┌──

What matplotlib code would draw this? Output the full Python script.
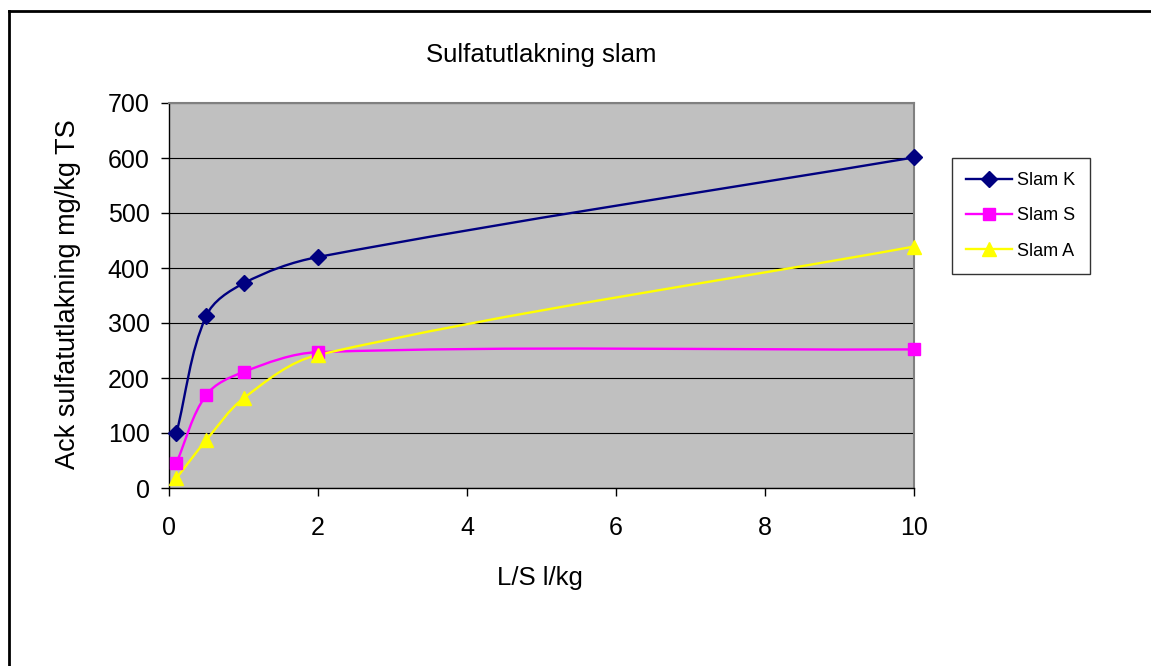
import numpy as np
import matplotlib.pyplot as plt
from matplotlib.path import Path
from matplotlib.patches import PathPatch
from matplotlib.lines import Line2D

plt.rcParams['font.family'] = ['Liberation Sans', 'DejaVu Sans']

# L/S-kvot och ackumulerad sulfatutlakning (mg/kg TS)
ls_kvot = [0.1, 0.5, 1, 2, 10]
slam_k = [100, 313, 372, 420, 601]
slam_s = [46, 169, 211, 247, 252]
slam_a = [18, 87, 163, 242, 439]

serier = [
    ('Slam K', slam_k, '#000080', 'D', 8.5),
    ('Slam S', slam_s, '#FF00FF', 's', 8.5),
    ('Slam A', slam_a, '#FFFF00', '^', 9.5),
]

# skala data -> ungefär pixlar, så att kurvans tangenter blir rätt
SX, SY = 74.5, 0.55


def mjuk_kurva(x, y):
    # utjämnad linje: Bezier-segment, tangent längs grannpunkterna
    p = np.column_stack([np.array(x) * SX, np.array(y) * SY]).astype(float)
    n = len(p)
    tang = []
    for i in range(n):
        a = p[max(i - 1, 0)]
        b = p[min(i + 1, n - 1)]
        d = b - a
        tang.append(d / np.hypot(*d))
    verts = [p[0]]
    codes = [Path.MOVETO]
    for i in range(n - 1):
        L = np.hypot(*(p[i + 1] - p[i])) / 3
        c1 = p[i] + tang[i] * L
        c2 = p[i + 1] - tang[i + 1] * L
        verts += [c1, c2, p[i + 1]]
        codes += [Path.CURVE4] * 3
    verts = np.array(verts) / [SX, SY]
    return Path(verts, codes)


fig = plt.figure(figsize=(11.51, 6.66), dpi=100)
ax = fig.add_axes([169 / 1151, 1 - 488 / 666, 745 / 1151, 385 / 666])
ax.set_facecolor('#C0C0C0')

handtag = []
for namn, y, farg, mark, ms in serier:
    ax.add_patch(PathPatch(mjuk_kurva(ls_kvot, y), fill=False,
                           edgecolor=farg, lw=1.7, zorder=3))
    ax.plot(ls_kvot, y, ls='none', marker=mark, ms=ms, color=farg,
            mec=farg, zorder=4, clip_on=False)
    handtag.append(Line2D([], [], color=farg, lw=1.7, marker=mark,
                          ms=ms, mec=farg, label=namn))

ax.set_xlim(0, 10)
ax.set_ylim(0, 700)
ax.set_xticks(range(0, 11, 2))
ax.set_yticks(range(0, 701, 100))
ax.grid(axis='y', color='black', lw=0.8)
ax.set_axisbelow(True)

for s in ['top', 'right']:
    ax.spines[s].set_color('#808080')
    ax.spines[s].set_linewidth(1.5)
for s in ['left', 'bottom']:
    ax.spines[s].set_color('black')
    ax.spines[s].set_linewidth(1.0)

ax.tick_params(axis='both', direction='out', length=6, width=1,
               labelsize=18, color='black')
ax.tick_params(axis='y', pad=8)
ax.tick_params(axis='x', pad=14)

fig.text(541 / 1151, 1 - 55 / 666, 'Sulfatutlakning slam', fontsize=18.5,
         ha='center', va='center')
fig.text(540 / 1151, 1 - 578 / 666, 'L/S l/kg', fontsize=18.5,
         ha='center', va='center')
fig.text(68 / 1151, 1 - 294 / 666, 'Ack sulfatutlakning mg/kg TS',
         fontsize=19.5, ha='center', va='center', rotation=90)

leg = fig.legend(handles=handtag, loc='upper left',
                 bbox_to_anchor=(952 / 1151, 1 - 158 / 666),
                 fontsize=13, frameon=True, fancybox=False,
                 edgecolor='black', handlelength=2.5, labelspacing=1.0,
                 borderpad=0.8, handletextpad=0.3, borderaxespad=0)
leg.get_frame().set_linewidth(1.0)

# ram runt diagrammet
fig.add_artist(Line2D([8.5 / 1151, 8.5 / 1151], [0, 1 - 10.5 / 666],
                      color='black', lw=2, transform=fig.transFigure))
fig.add_artist(Line2D([8.5 / 1151, 1], [1 - 10.5 / 666, 1 - 10.5 / 666],
                      color='black', lw=2, transform=fig.transFigure))

fig.savefig('out.png', dpi=100)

└──

- **WHAT IS ASKED**:
Using the material above, gather every line that includes "matplotlib".

- **EXERCISE ANSWER**:
What matplotlib code would draw this? Output the full Python script.
import matplotlib.pyplot as plt
from matplotlib.path import Path
from matplotlib.patches import PathPatch
from matplotlib.lines import Line2D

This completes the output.